▶ **What you need to do**: The data below should be restated word for word, with every picture omitted.
============================================================
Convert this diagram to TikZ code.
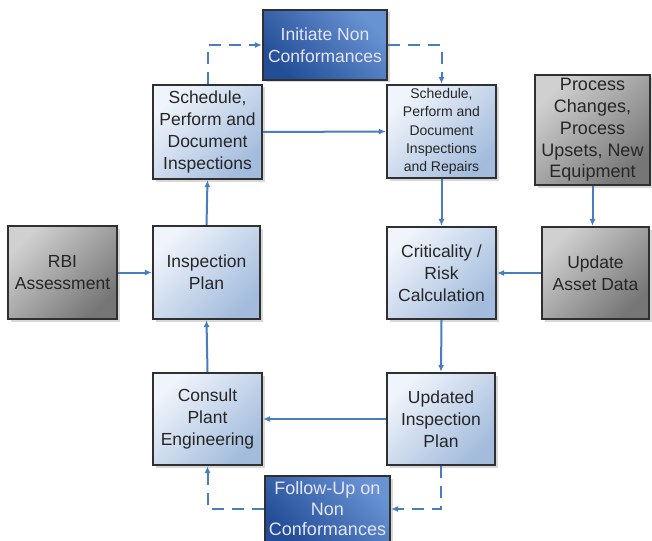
\documentclass[tikz,border=0pt]{standalone}
\usepackage{fontspec}
\setmainfont{Liberation Sans}
\usetikzlibrary{arrows.meta,shadows,positioning}
\definecolor{lbA}{HTML}{F0F4FB}
\definecolor{lbB}{HTML}{A3BCDD}
\definecolor{gyA}{HTML}{D0D0D0}
\definecolor{gyB}{HTML}{767676}
\definecolor{dbA}{HTML}{6893D3}
\definecolor{dbB}{HTML}{234D96}
\definecolor{edge}{HTML}{303030}
\definecolor{conn}{HTML}{4A7CC0}
\tikzset{
  box/.style={rectangle, draw=edge, line width=2.2pt, align=center, inner sep=0pt,
    font=\fontsize{17.5}{22}\selectfont, text=black!85,
    drop shadow={shadow xshift=2.5pt, shadow yshift=-2.5pt, opacity=0.3}},
  lb/.style={box, shading=axis, top color=lbA, bottom color=lbB, shading angle=45},
  gy/.style={box, shading=axis, top color=gyA, bottom color=gyB, shading angle=45},
  db/.style={box, shading=axis, top color=dbA, bottom color=dbB, shading angle=-45, text=white!90!blue},
  arr/.style={draw=conn, line width=2pt, -{Latex[length=7pt,width=6pt]}},
  darr/.style={arr, dash pattern=on 12pt off 8pt}
}
\begin{document}
\begin{tikzpicture}[x=1pt,y=-1pt]
\clip (0,0) rectangle (652,540);
\fill[white] (0,0) rectangle (652,540);
\node[db, minimum width=124pt, minimum height=70pt] (init) at (325,45) {Initiate Non\\Conformances};
\node[lb, minimum width=109pt, minimum height=94pt] (sl) at (207.5,132) {Schedule,\\Perform and\\Document\\Inspections};
\node[lb, minimum width=109pt, minimum height=93pt, font=\fontsize{14}{18.3}\selectfont] (sr) at (441.5,131.5) {Schedule,\\Perform and\\Document\\Inspections\\and Repairs};
\node[gy, minimum width=115pt, minimum height=110pt, font=\fontsize{18}{21.7}\selectfont] (proc) at (592.5,130) {Process\\Changes,\\Process\\Upsets, New\\Equipment};
\node[lb, minimum width=109pt, minimum height=92pt] (crit) at (441.5,273) {Criticality /\\Risk\\Calculation};
\node[gy, minimum width=107pt, minimum height=92pt] (upd) at (595.5,273) {Update\\Asset Data};
\node[gy, minimum width=109pt, minimum height=93pt] (rbi) at (62.5,272.5) {RBI\\Assessment};
\node[lb, minimum width=107pt, minimum height=93pt] (ip) at (206.5,272.5) {Inspection\\Plan};
\node[lb, minimum width=109pt, minimum height=92pt] (cons) at (207.5,419) {Consult\\Plant\\Engineering};
\node[lb, minimum width=108pt, minimum height=92pt] (updp) at (441,419) {Updated\\Inspection\\Plan};
\node[db, minimum width=125pt, minimum height=66pt, font=\fontsize{18}{20.5}\selectfont] (fu) at (327.5,509) {Follow-Up on\\Non\\Conformances};
\draw[darr] (sl.north) |- (init.west);
\draw[darr] (init.east) -| (sr.north);
\draw[arr] (sl.east) -- (sr.west);
\draw[arr] (sr.south) -- (crit.north);
\draw[arr] (proc.south) -- (proc.south |- upd.north);
\draw[arr] (upd.west) -- (crit.east);
\draw[arr] (crit.south) -- (updp.north);
\draw[arr] (updp.west) -- (cons.east);
\draw[darr] (updp.south) |- (fu.east);
\draw[darr] (fu.west) -| (cons.south);
\draw[arr] (cons.north) -- (ip.south);
\draw[arr] (ip.north) -- (sl.south);
\draw[arr] (rbi.east) -- (ip.west);
\end{tikzpicture}
\end{document}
============================================================
▶ **Written reply**:
Convert this diagram to TikZ code.
\documentclass[tikz,border=0pt]{standalone}
\usepackage{fontspec}
\setmainfont{Liberation Sans}
\usetikzlibrary{arrows.meta,shadows,positioning}
\definecolor{lbA}{HTML}{F0F4FB}
\definecolor{lbB}{HTML}{A3BCDD}
\definecolor{gyA}{HTML}{D0D0D0}
\definecolor{gyB}{HTML}{767676}
\definecolor{dbA}{HTML}{6893D3}
\definecolor{dbB}{HTML}{234D96}
\definecolor{edge}{HTML}{303030}
\definecolor{conn}{HTML}{4A7CC0}
\tikzset{
  box/.style={rectangle, draw=edge, line width=2.2pt, align=center, inner sep=0pt,
    font=\fontsize{17.5}{22}\selectfont, text=black!85,
    drop shadow={shadow xshift=2.5pt, shadow yshift=-2.5pt, opacity=0.3}},
  lb/.style={box, shading=axis, top color=lbA, bottom color=lbB, shading angle=45},
  gy/.style={box, shading=axis, top color=gyA, bottom color=gyB, shading angle=45},
  db/.style={box, shading=axis, top color=dbA, bottom color=dbB, shading angle=-45, text=white!90!blue},
  arr/.style={draw=conn, line width=2pt, -{Latex[length=7pt,width=6pt]}},
  darr/.style={arr, dash pattern=on 12pt off 8pt}
}
\begin{document}
\begin{tikzpicture}[x=1pt,y=-1pt]
\clip (0,0) rectangle (652,540);
\fill[white] (0,0) rectangle (652,540);
\node[db, minimum width=124pt, minimum height=70pt] (init) at (325,45) {Initiate Non\\Conformances};
\node[lb, minimum width=109pt, minimum height=94pt] (sl) at (207.5,132) {Schedule,\\Perform and\\Document\\Inspections};
\node[lb, minimum width=109pt, minimum height=93pt, font=\fontsize{14}{18.3}\selectfont] (sr) at (441.5,131.5) {Schedule,\\Perform and\\Document\\Inspections\\and Repairs};
\node[gy, minimum width=115pt, minimum height=110pt, font=\fontsize{18}{21.7}\selectfont] (proc) at (592.5,130) {Process\\Changes,\\Process\\Upsets, New\\Equipment};
\node[lb, minimum width=109pt, minimum height=92pt] (crit) at (441.5,273) {Criticality /\\Risk\\Calculation};
\node[gy, minimum width=107pt, minimum height=92pt] (upd) at (595.5,273) {Update\\Asset Data};
\node[gy, minimum width=109pt, minimum height=93pt] (rbi) at (62.5,272.5) {RBI\\Assessment};
\node[lb, minimum width=107pt, minimum height=93pt] (ip) at (206.5,272.5) {Inspection\\Plan};
\node[lb, minimum width=109pt, minimum height=92pt] (cons) at (207.5,419) {Consult\\Plant\\Engineering};
\node[lb, minimum width=108pt, minimum height=92pt] (updp) at (441,419) {Updated\\Inspection\\Plan};
\node[db, minimum width=125pt, minimum height=66pt, font=\fontsize{18}{20.5}\selectfont] (fu) at (327.5,509) {Follow-Up on\\Non\\Conformances};
\draw[darr] (sl.north) |- (init.west);
\draw[darr] (init.east) -| (sr.north);
\draw[arr] (sl.east) -- (sr.west);
\draw[arr] (sr.south) -- (crit.north);
\draw[arr] (proc.south) -- (proc.south |- upd.north);
\draw[arr] (upd.west) -- (crit.east);
\draw[arr] (crit.south) -- (updp.north);
\draw[arr] (updp.west) -- (cons.east);
\draw[darr] (updp.south) |- (fu.east);
\draw[darr] (fu.west) -| (cons.south);
\draw[arr] (cons.north) -- (ip.south);
\draw[arr] (ip.north) -- (sl.south);
\draw[arr] (rbi.east) -- (ip.west);
\end{tikzpicture}
\end{document}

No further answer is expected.